> _Goal_: Drop every picture. Then return, exactly, the lines from the beginning of the listing below through the one containing "const dotXs = [169, 241, 313, 385, 457];".
start Material
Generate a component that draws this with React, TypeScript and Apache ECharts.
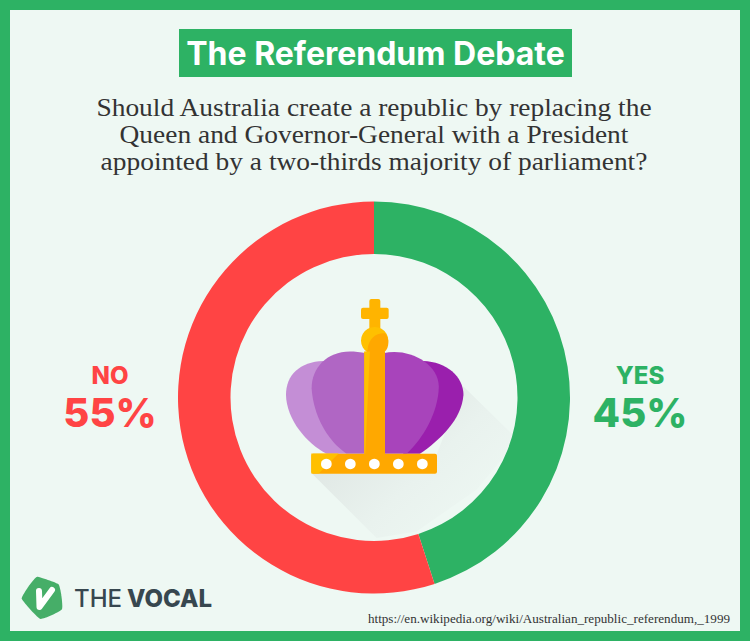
import React, { useEffect, useRef } from "react";
import * as echarts from "echarts";

const categories = ["YES", "NO"];
const values = [45, 55];
const colors = ["#2db264", "#ff4444"];
const titleText = "The Referendum Debate";
const questionLines = [
  "Should Australia create a republic by replacing the",
  "Queen and Governor-General with a President",
  "appointed by a two-thirds majority of parliament?",
];
const sourceText = "https://en.wikipedia.org/wiki/Australian_republic_referendum,_1999";
const dotXs = [169, 241, 313, 385, 457];

const reg = (name: string, d: string) =>
  echarts.graphic.registerShape(name, echarts.graphic.extendPath(d, {}) as any);
reg("crownShadow", "M125,550 L500,551 L501,492 L581,290 L745,450 L620,600 L440,725 L320,745 Z");
reg("lobeDark", "M460,213 C530,215 581,260 581,315 C575,390 510,450 450,492 L400,492 L440,213 Z");
reg("lobeLight", "M160,213 C90,215 48,255 48,315 C50,390 110,460 170,492 L230,492 L230,213 Z");
reg("lobeMidL", "M240,185 C170,185 125,235 125,295 C130,375 170,450 230,492 L290,492 L290,190 C270,187 255,185 240,185 Z");
reg("lobeMidR", "M340,190 C410,172 505,215 507,290 C505,370 460,445 410,492 L340,492 Z");
reg("globeShade", "M293,180 C295,145 320,128 345,130 C360,145 358,175 345,185 L345,195 L285,195 Z");
reg("stemSliver", "M283,185 L300,185 L286,492 L283,492 Z");
reg("baseCorner", "M124,491 L206,491 L146,551 L124,551 Z");
reg("logoBody", "M112,50 C118,50 170,68 175,72 C182,78 190,140 186,148 C182,155 130,178 122,177 C114,176 70,125 65,116 C63,110 102,52 112,50 Z");

export default function App() {
  const ref = useRef<HTMLDivElement>(null);
  useEffect(() => {
    const chart = echarts.init(ref.current!, undefined, { renderer: "svg" });
    const crown = (type: string, fill: any) => ({
      type, x: 270, y: 290, scaleX: 1 / 3, scaleY: 1 / 3, style: { fill },
    });
    const zr = (x: number, y: number, width: number, height: number, fill: string, r = 2) => ({
      type: "rect",
      shape: { x: 270 + x / 3, y: 290 + y / 3, width: width / 3, height: height / 3, r },
      style: { fill },
    });
    const sideLabel = (i: number, cx: number) => [
      {
        type: "text", x: cx, y: 375,
        style: {
          text: categories[i], fill: colors[i], font: "800 24px Inter",
          textAlign: "center", textVerticalAlign: "middle",
        },
      },
      {
        type: "text", x: cx, y: 412,
        style: {
          text: values[i] + "%", fill: colors[i], font: "800 40px Inter",
          textAlign: "center", textVerticalAlign: "middle",
        },
      },
    ];
    chart.setOption({
      animation: false,
      backgroundColor: "#eef8f3",
      series: [
        {
          type: "pie",
          silent: true,
          center: [374, 397.5],
          radius: [143.5, 196],
          startAngle: 90,
          clockwise: true,
          label: { show: false },
          labelLine: { show: false },
          data: categories.map((name, i) => ({
            name, value: values[i], itemStyle: { color: colors[i] },
          })),
        },
      ],
      graphic: [
        {
          type: "rect", shape: { x: 5, y: 5, width: 740, height: 631 },
          style: { fill: "none", stroke: "#2db264", lineWidth: 10 },
        },
        { type: "rect", shape: { x: 179, y: 29, width: 393, height: 48 }, style: { fill: "#2db264" } },
        {
          type: "text", x: 375.5, y: 53,
          style: {
            text: titleText, fill: "#ffffff", font: "700 32px Inter",
            textAlign: "center", textVerticalAlign: "middle",
          },
        },
        ...questionLines.map((text, i) => ({
          type: "text", x: 374, y: 107 + i * 27, scaleX: 1.055,
          style: {
            text, fill: "#333333", font: "400 26px 'Liberation Serif'",
            textAlign: "center", textVerticalAlign: "middle",
          },
        })),
        ...sideLabel(1, 110),
        ...sideLabel(0, 640),
        crown("crownShadow", new echarts.graphic.LinearGradient(0, 0.3, 0.85, 0.95, [
          { offset: 0, color: "#dde4e1" },
          { offset: 0.55, color: "#e9f2ee" },
          { offset: 1, color: "#eef8f3" },
        ])),
        crown("lobeDark", "#9a1fad"),
        crown("lobeLight", "#c48ed6"),
        crown("lobeMidL", "#b066c4"),
        crown("lobeMidR", "#a844bb"),
        zr(298, 27, 33, 100, "#ffb400"),
        zr(273, 53, 83, 34, "#ffb400"),
        { type: "circle", shape: { cx: 270 + 314 / 3, cy: 290 + 152 / 3, r: 41 / 3 }, style: { fill: "#ffc000" } },
        crown("globeShade", "#ffa800"),
        zr(283, 185, 62, 307, "#ffa800", 0),
        crown("stemSliver", "#ffc000"),
        zr(124, 491, 377, 60, "#ffa800"),
        crown("baseCorner", "#ffc000"),
        ...dotXs.map((x) => ({
          type: "circle", shape: { cx: 270 + x / 3, cy: 290 + 522 / 3, r: 16 / 3 }, style: { fill: "#ffffff" },
        })),
        {
          type: "logoBody", x: 0, y: 560, scaleX: 1 / 3, scaleY: 1 / 3,
          style: { fill: "#46ae68" },
        },
        {
          type: "polyline",
          shape: { points: [[39, 591], [39.5, 607], [52, 590]] },
          style: { fill: "none", stroke: "#ffffff", lineWidth: 6, lineCap: "round", lineJoin: "round" },
        },
        {
          type: "text", x: 74, y: 598,
          style: { text: "THE", fill: "#37474f", font: "500 24px Inter", textVerticalAlign: "middle" },
        },
        {
          type: "text", x: 127, y: 598,
          style: { text: "VOCAL", fill: "#37474f", font: "800 24px Inter", textVerticalAlign: "middle" },
        },
        {
          type: "text", x: 730, y: 619, scaleX: 1.01,
          style: {
            text: sourceText, fill: "#333333", font: "400 13px 'Liberation Serif'",
            textAlign: "right", textVerticalAlign: "middle",
          },
        },
      ],
    });
    return () => chart.dispose();
  }, []);
  return <div ref={ref} style={{ position: "absolute", left: 0, top: 0, width: 750, height: 641 }} />;
}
end Material
> _Response to the exercise_:
Generate a component that draws this with React, TypeScript and Apache ECharts.
import React, { useEffect, useRef } from "react";
import * as echarts from "echarts";

const categories = ["YES", "NO"];
const values = [45, 55];
const colors = ["#2db264", "#ff4444"];
const titleText = "The Referendum Debate";
const questionLines = [
  "Should Australia create a republic by replacing the",
  "Queen and Governor-General with a President",
  "appointed by a two-thirds majority of parliament?",
];
const sourceText = "https://en.wikipedia.org/wiki/Australian_republic_referendum,_1999";
const dotXs = [169, 241, 313, 385, 457];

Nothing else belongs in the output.